12 Lesson 7: Parameterized Reports
Parameterized reports enable you to create a report template and generate reports for a subset of the data based on this template.
For example, imagine you are tasked with generating 100 one page fact sheets for lakes in your state. The fact sheets will include boilerplate language but for each lake’s fact sheet you will need to update the name of the lake used through out the document, provide a list of metrics relevant to the lake (e.g., lake area, lat/longs, and max depth), and map of the lake. Think about how long it would take you to compile of the necessary components (e.g., lake metrics and lake maps), the amount of time it would take you to manually add these components to each fact sheet, and the struggles you would likely run into with formatting. Now imagine you complete all 100 fact sheets, hand the fact sheets to your boss, and they ask you to change the format of all the maps in the fact sheets. You would likely need to manually re-generate all of the maps and manually replace the maps in each document.
Here is a link to a great lecture on creating parameterized reports: https://www.coursera.org/lecture/reproducible-templates-analysis/adding-parameters-in-a-document-template-6fQwc
12.1 params
To add a parameter or parameters to your document, add the params:
argument below output: html_document
. Below params:
you can specify any parameter name you want to use and any default value you want to supply. In this example I will be using the iris
data set, and therefore I specified that the name of my parameter would be “species” and the default value would be “setosa.”

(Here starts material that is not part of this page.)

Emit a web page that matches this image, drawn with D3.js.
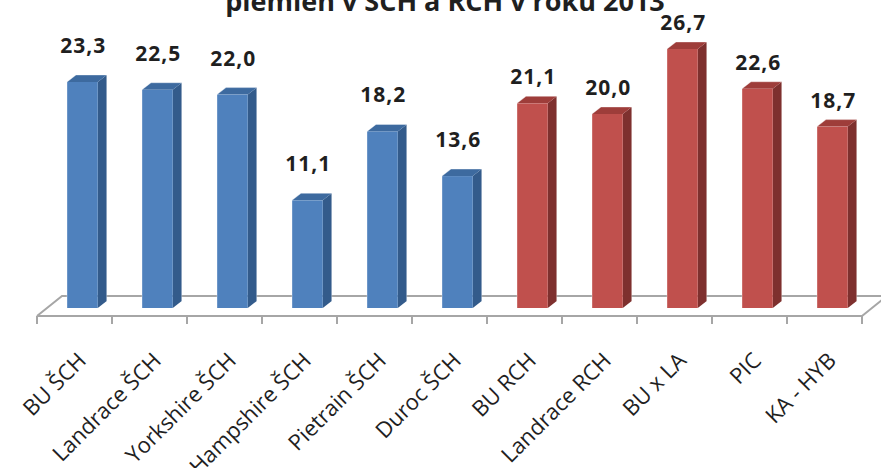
<!DOCTYPE html>
<html>
<head>
<meta charset="utf-8">
<script src="https://cdn.jsdelivr.net/npm/d3@7"></script>
<style>
  html, body { margin: 0; padding: 0; background: #fff; }
  svg { display: block; }
  .title { font-family: "Open Sans", sans-serif; font-weight: bold; font-size: 27px; fill: #1f1f1f; }
  .value { font-family: "Open Sans", sans-serif; font-weight: bold; font-size: 21px; fill: #1f1f1f; letter-spacing: 1px; }
  .cat { font-family: "Open Sans", sans-serif; font-size: 22px; fill: #1f1f1f; }
</style>
</head>
<body>
<svg width="881" height="468"></svg>
<script>
// data
const categories = ["BU ŠCH", "Landrace ŠCH", "Yorkshire ŠCH", "Hampshire ŠCH", "Pietrain ŠCH", "Duroc ŠCH",
  "BU RCH", "Landrace RCH", "BU x LA", "PIC", "KA - HYB"];
const values = [23.3, 22.5, 22.0, 11.1, 18.2, 13.6, 21.1, 20.0, 26.7, 22.6, 18.7];
const groups = ["ŠCH", "ŠCH", "ŠCH", "ŠCH", "ŠCH", "ŠCH", "RCH", "RCH", "RCH", "RCH", "RCH"];
const titleText = "plemien v ŠCH a RCH v roku 2013";

const data = categories.map((c, i) => ({ cat: c, value: values[i], group: groups[i] }));

const svg = d3.select("svg");

// colours per group: front, side, top
const colors = {
  "ŠCH": { front: "#4f81bd", side: "#335b8b", top: "#3d6a9f", labelGap: 29 },
  "RCH": { front: "#c0504d", side: "#7e302e", top: "#9e3d3a", labelGap: 19 }
};

// floor / depth settings
const floorFront = 316, floorBack = 296;
const floorDx = 25;
const depthX = 9, depthY = 7;

let x = d3.scaleBand().domain(categories).range([37, 862]).paddingInner(0);
let y = d3.scaleLinear().domain([0, 30]).range([308, 17]);

let bw = x.bandwidth();
let faceW = bw * 0.41;
let faceOff = bw * 0.4;

// floor
let floor = svg.append("g").attr("class", "floor");
let left = x.range()[0], right = x.range()[1];
floor.append("path")
  .attr("d", "M" + left + "," + floorFront + "L" + (left + floorDx) + "," + floorBack +
    "L" + (right + floorDx) + "," + floorBack)
  .attr("fill", "none").attr("stroke", "#a6a6a6").attr("stroke-width", 2);

// bars
let bars = svg.append("g").selectAll(".bar")
  .data(data)
  .enter().append("g")
  .attr("class", "bar");

bars.each(function (d) {
  let g = d3.select(this);
  let c = colors[d.group];
  let x0 = x(d.cat) + faceOff, x1 = x0 + faceW;
  let top = y(d.value), bot = y(0);
  // side face
  g.append("polygon")
    .attr("points", [[x1, bot], [x1 + depthX, bot - depthY], [x1 + depthX, top - depthY], [x1, top]].join(" "))
    .attr("fill", c.side);
  // top face
  g.append("polygon")
    .attr("points", [[x0, top], [x0 + depthX, top - depthY], [x1 + depthX, top - depthY], [x1, top]].join(" "))
    .attr("fill", c.top);
  // front face
  g.append("rect")
    .attr("x", x0).attr("y", top)
    .attr("width", faceW).attr("height", bot - top)
    .attr("fill", c.front);
  // light edges
  g.append("path")
    .attr("d", "M" + x0 + "," + bot + "V" + top + "L" + (x0 + depthX) + "," + (top - depthY) +
      "H" + (x1 + depthX) + "V" + (bot - depthY))
    .attr("fill", "none").attr("stroke", "rgba(255,255,255,0.35)").attr("stroke-width", 1);
});

// value labels
let fmt = d3.format(".1f");
svg.append("g").selectAll("text")
  .data(data)
  .enter().append("text")
  .attr("class", "value")
  .attr("text-anchor", "middle")
  .attr("x", d => x(d.cat) + faceOff + faceW / 2 + 1)
  .attr("y", d => y(d.value) - colors[d.group].labelGap)
  .text(d => fmt(d.value).replace(".", ","));

// front edge of floor with ticks
floor.append("path")
  .attr("d", "M" + right + "," + floorFront + "L" + (right + floorDx) + "," + floorBack)
  .attr("fill", "none").attr("stroke", "#a6a6a6").attr("stroke-width", 2);

let axis = svg.append("g")
  .attr("transform", "translate(0," + floorFront + ")")
  .call(d3.axisBottom(x).tickSize(0).tickFormat(""));
axis.select(".domain").remove();
axis.append("line")
  .attr("x1", left).attr("x2", right)
  .attr("stroke", "#a6a6a6").attr("stroke-width", 2);
axis.selectAll(".edge")
  .data(categories.concat(["__end"]))
  .enter().append("line")
  .attr("class", "edge")
  .attr("x1", (d, i) => i < categories.length ? x(d) : right)
  .attr("x2", (d, i) => i < categories.length ? x(d) : right)
  .attr("y1", 0).attr("y2", 8)
  .attr("stroke", "#a6a6a6").attr("stroke-width", 2);

// category labels
svg.append("g").selectAll("text")
  .data(categories)
  .enter().append("text")
  .attr("class", "cat")
  .attr("text-anchor", "end")
  .attr("transform", d => "translate(" + (x(d) + bw / 2 + 13) + ",362) rotate(-45)")
  .text(d => d);

// title (upper line is outside the picture)
svg.append("text")
  .attr("class", "title")
  .attr("text-anchor", "middle")
  .attr("x", 445).attr("y", 11)
  .text(titleText);
</script>
</body>
</html>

The specified parameter can be used throughout the document with the syntax params$species
. params$species
will act as a place holder throughout the document until the document is rendered and, in this case, the species is specified; this specified species will be used throughout the document where params$species
was acting as a placeholder.
In the example below, I use inline code to insert the species name into the title of the document. Therefore, the title will automatically update during rendering depending on the specified parameter.
The parameters can also be used to filter the original data frame to a subset of interest. For example, the iris data frame can be filtered to only include the specified species of interest using the code below.

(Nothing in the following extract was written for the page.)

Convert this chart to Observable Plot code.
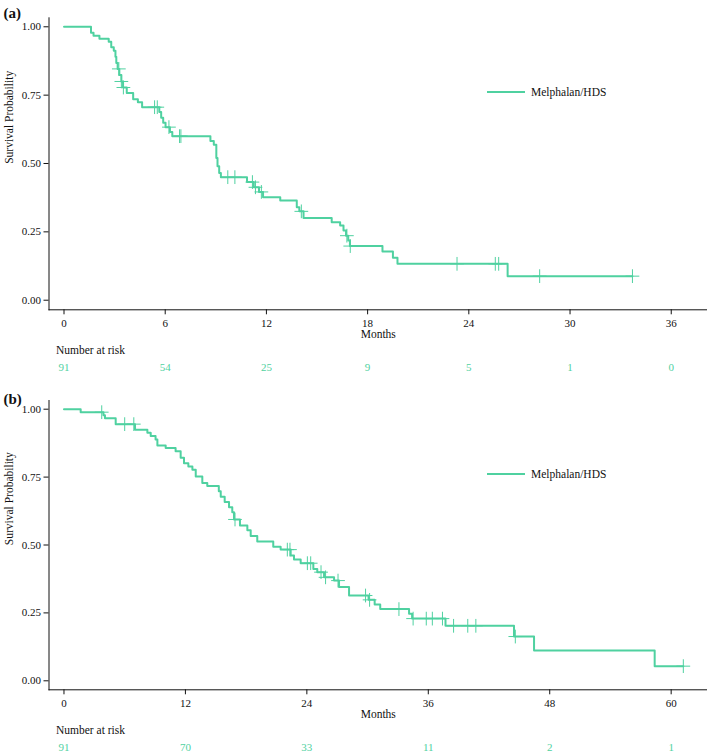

The parameter can be referenced frequently to update the text in the document or to filter to the data of interest. In the image below, the iris data set will be filtered by the specified parameter to generate iris.sub
. iris.sub
will be used to calculate the mean value for each flower characteristic.
12.2 Knitting
To the knit the document, click on the knit drop-down menu (the small triangle to the right of the Knit button) and select “Knit with Parameters…” A pop-up window will appear specifying the list of available parameters and their default values. These default values can be edited prior to clicking “knit” at the bottom right of the window.
The document will then render.
12.3 rmarkdown::render()
The rmarkdown function render()
can also be used to compile the document. The input
specifies the parameterized .Rmd file. The params
argument species the parameter values to be used when rendering the document. Note that the value supplied to params
must be wrapped by list()
.
It would not be efficient to specify each parameter of interest one-by-one. Instead a loop can be written to iteratively generate parameterized documents. Below the function lapply()

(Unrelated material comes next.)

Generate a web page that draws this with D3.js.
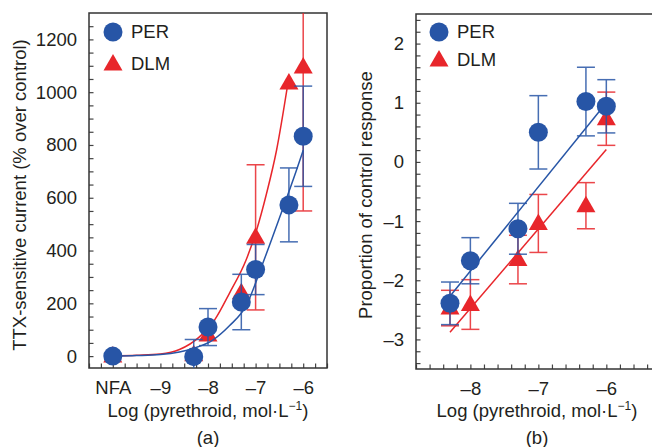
<!DOCTYPE html>
<html>
<head>
<meta charset="utf-8">
<script src="https://cdn.jsdelivr.net/npm/d3@7"></script>
<style>
  body { margin: 0; background: #fff; }
  svg text { font-family: "Liberation Sans", Arial, sans-serif; fill: #231f20; }
</style>
</head>
<body>
<svg id="content" width="652" height="447"></svg>
<script>
// colours
const BLUE = "#2755a6", RED = "#e8262b", INK = "#231f20";

// ---- panel (a) data: TTX-sensitive current (% over control)
const aDoses = [-10, -8.3, -8, -7.3, -7, -6.3, -6];          // -10 stands for NFA
const aPER = [0, -2, 110, 205, 328, 573, 833];
const aPERerr = [0, 65, 70, 105, 95, 140, 190];
const aDLM = [0, 5, 80, 240, 450, 1035, 1095];
const aDLMerr = [0, 0, 0, 0, 275, 0, 545];
// fitted curves
const aPERfitX = [-10, -9.5, -9, -8.6, -8.3, -7.9, -7.55, -7.2, -6.85, -6.49, -6.14, -6];
const aPERfitY = [0, 2, 6, 16, 30, 61, 115, 190, 351, 528, 705, 780];
const aDLMfitX = [-10, -9.5, -9, -8.6, -8.18, -7.85, -7.55, -7.2, -6.98, -6.77, -6.56, -6.32];
const aDLMfitY = [0, 3, 8, 25, 73, 140, 238, 364, 477, 616, 780, 1035];
const aXTicks = [-10, -9, -8, -7, -6];
const aXLabels = ["NFA", "–9", "–8", "–7", "–6"];
const aYTicks = [0, 200, 400, 600, 800, 1000, 1200];

// ---- panel (b) data: proportion of control response
const bDoses = [-8.3, -8, -7.3, -7, -6.3, -6];
const bPER = [-2.39, -1.67, -1.13, 0.50, 1.02, 0.94];
const bPERerr = [0.36, 0.39, 0.43, 0.62, 0.58, 0.45];
const bDLM = [-2.47, -2.41, -1.65, -1.04, -0.74, 0.73];
const bDLMerr = [0.30, 0.42, 0.41, 0.49, 0.39, 0.45];
const bPERlineX = [-8.3, -6], bPERlineY = [-2.27, 1.0];
const bDLMlineX = [-8.3, -6], bDLMlineY = [-2.88, 0.21];
const bXTicks = [-8, -7, -6];
const bXLabels = ["–8", "–7", "–6"];
const bYTicks = [-3, -2, -1, 0, 1, 2];
const bYLabels = ["–3", "–2", "–1", "0", "1", "2"];

const svg = d3.select("#content");
const tri = "M0,-10L9.5,6.5L-9.5,6.5Z";

function panel(o) {
    const g = svg.append("g").attr("transform", `translate(${o.left},${o.top})`);
    const w = o.right - o.left, h = o.bottom - o.top;
    const x = d3.scaleLinear().domain(o.xDomain).range([0, w]);
    const y = d3.scaleLinear().domain(o.yDomain).range([h, 0]);

    g.append("clipPath").attr("id", o.id + "clip")
        .append("rect").attr("width", w).attr("height", h);

    // minor ticks (inside)
    g.append("g").attr("transform", `translate(0,${h})`)
        .call(d3.axisBottom(x).tickValues(o.xMinor).tickSize(-4.5).tickFormat(""))
        .call(a => a.select(".domain").remove());
    g.append("g")
        .call(d3.axisLeft(y).tickValues(o.yMinor).tickSize(-4.5).tickFormat(""))
        .call(a => a.select(".domain").remove());
    g.selectAll(".tick line").attr("stroke", "#444").attr("stroke-width", 1.2);

    // tick labels
    const xl = g.append("g").attr("transform", `translate(0,${h})`)
        .call(d3.axisBottom(x).tickValues(o.xTicks).tickSize(0).tickPadding(13)
            .tickFormat((d, i) => o.xLabels[i]));
    const yl = g.append("g")
        .call(d3.axisLeft(y).tickValues(o.yTicks).tickSize(0).tickPadding(12)
            .tickFormat((d, i) => o.yLabels ? o.yLabels[i] : d));
    [xl, yl].forEach(a => {
        a.select(".domain").remove();
        a.selectAll("text").attr("font-size", "18.5px").attr("fill", INK)
            .attr("font-family", "Liberation Sans, Arial, sans-serif");
    });

    // frame
    g.append("rect").attr("width", w).attr("height", h)
        .attr("fill", "none").attr("stroke", "#333").attr("stroke-width", 1.5);

    const plot = g.append("g").attr("clip-path", `url(#${o.id}clip)`);
    const line = d3.line().x(d => x(d[0])).y(d => y(d[1])).curve(o.curve);

    function errbars(vals, errs, col) {
        o.doses.forEach((d, i) => {
            if (!errs[i]) return;
            const cx = x(d), y0 = y(vals[i] - errs[i]), y1 = y(vals[i] + errs[i]);
            const e = plot.append("g").attr("stroke", col).attr("stroke-width", 1.5).attr("opacity", 0.85);
            e.append("line").attr("x1", cx).attr("x2", cx).attr("y1", y0).attr("y2", y1);
            e.append("line").attr("x1", cx - 9).attr("x2", cx + 9).attr("y1", y0).attr("y2", y0);
            e.append("line").attr("x1", cx - 9).attr("x2", cx + 9).attr("y1", y1).attr("y2", y1);
        });
    }
    function fit(xs, ys, col) {
        plot.append("path").datum(d3.zip(xs, ys)).attr("d", line)
            .attr("fill", "none").attr("stroke", col).attr("stroke-width", 1.5);
    }

    // red series first, blue on top
    errbars(o.dlm, o.dlmErr, RED);
    fit(o.dlmFitX, o.dlmFitY, RED);
    plot.selectAll(".tri").data(o.doses).enter().append("path")
        .attr("d", tri).attr("fill", RED)
        .attr("transform", (d, i) => `translate(${x(d)},${y(o.dlm[i])})`);
    errbars(o.per, o.perErr, BLUE);
    fit(o.perFitX, o.perFitY, BLUE);
    plot.selectAll(".dot").data(o.doses).enter().append("circle")
        .attr("cx", d => x(d)).attr("cy", (d, i) => y(o.per[i])).attr("r", 9.5)
        .attr("fill", BLUE);

    // legend
    const lg = g.append("g").attr("transform", `translate(${o.legX},${o.legY})`);
    lg.append("circle").attr("r", 9.5).attr("fill", BLUE);
    lg.append("path").attr("d", tri).attr("fill", RED).attr("transform", `translate(0,${o.legGap})`);
    lg.append("text").attr("x", 18).attr("y", 0).attr("dy", "0.35em").attr("font-size", "18.5px").text("PER");
    lg.append("text").attr("x", 18).attr("y", o.legGap).attr("dy", "0.35em").attr("font-size", "18.5px").text("DLM");

    // axis titles
    const xt = svg.append("text").attr("x", o.xTitleX).attr("y", 417)
        .attr("text-anchor", "middle").attr("font-size", "18.5px");
    xt.append("tspan").text("Log (pyrethroid, mol·L");
    xt.append("tspan").attr("dy", -7).attr("font-size", "12px").text("−1");
    xt.append("tspan").attr("dy", 7).text(")");
    svg.append("text").attr("transform", `translate(${o.yTitleX},195) rotate(-90)`)
        .attr("text-anchor", "middle").attr("font-size", "18.5px").text(o.yTitle);
    svg.append("text").attr("x", o.xTitleX).attr("y", 444)
        .attr("text-anchor", "middle").attr("font-size", "18.5px").text(o.tag);
}

panel({
    id: "a", left: 89, right: 327, top: 13, bottom: 368,
    xDomain: [-10.5, -5.5], yDomain: [-45, 1300],
    xMinor: d3.range(-10.5, -5.49, 0.25), yMinor: d3.range(0, 1300, 50),
    xTicks: aXTicks, xLabels: aXLabels, yTicks: aYTicks,
    doses: aDoses, per: aPER, perErr: aPERerr, dlm: aDLM, dlmErr: aDLMerr,
    perFitX: aPERfitX, perFitY: aPERfitY, dlmFitX: aDLMfitX, dlmFitY: aDLMfitY,
    curve: d3.curveMonotoneX,
    legX: 24, legY: 19, legGap: 32,
    xTitleX: 208, yTitleX: 25.5, yTitle: "TTX-sensitive current (% over control)", tag: "(a)"
});

panel({
    id: "b", left: 416, right: 660.7, top: 14, bottom: 369,
    xDomain: [-8.8, -5.2], yDomain: [-3.5, 2.5],
    xMinor: d3.range(-8.8, -5.19, 0.2), yMinor: d3.range(-3.4, 2.41, 0.2),
    xTicks: bXTicks, xLabels: bXLabels, yTicks: bYTicks, yLabels: bYLabels,
    doses: bDoses, per: bPER, perErr: bPERerr, dlm: bDLM, dlmErr: bDLMerr,
    perFitX: bPERlineX, perFitY: bPERlineY, dlmFitX: bDLMlineX, dlmFitY: bDLMlineY,
    curve: d3.curveLinear,
    legX: 23, legY: 18, legGap: 28,
    xTitleX: 537, yTitleX: 372, yTitle: "Proportion of control response", tag: "(b)"
});
</script>
</body>
</html>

is used to create the loop. unique(iris$Species)
supplies a vector of unique species names (i.e., “setosa”, “versicolor”, and “virginica”) to generate parameterized reports. species.i
is specified as a placeholder to represent each unique species in the iris data set; therefore species.i
is used to specify what the species parameter should equal and it is used to generate a unique and easy to interpret file name output_file = paste0(species.i, ".HTML")
.
12.4 Your Turn
- Create a new .Rmd file and copy/paste the content of the .Rmd file created in Lesson 5: Code Chunks and Inline Code
- add
params:
and specify lake as a parameter with Onondaga as the default (lake: Onondaga
) to the YAML header - Use inline code to have the YAML title update to include the specified parameter (
params$lake
) - In your introductory paragraph, use inline code to specify that this document is specific to X Lake.
- Filter
thesis.df
to only represent the specified lake parameter
- Update your conclusion section text to specify that the results are from X Lake and use inline code to specify:
- the minimum relative abundance of Diptera taxa
min(thesis.df$pct_diptera)
- the maximum relative abundance of Diptera taxa
max(thesis.df$pct_diptera)
- the median richness value observed in the lake
median(thesis.df$richness)
- the minimum relative abundance of Diptera taxa
- Render the document using the “Knit with Parameters…” button
- Use the default parameter
- Specify a different parameter (e.g., lake = Cazenovia)
- Bonus: Try to write a loop with
lapply()
andrender()
to automate the process to generate a report for each of the three lakes in the data set.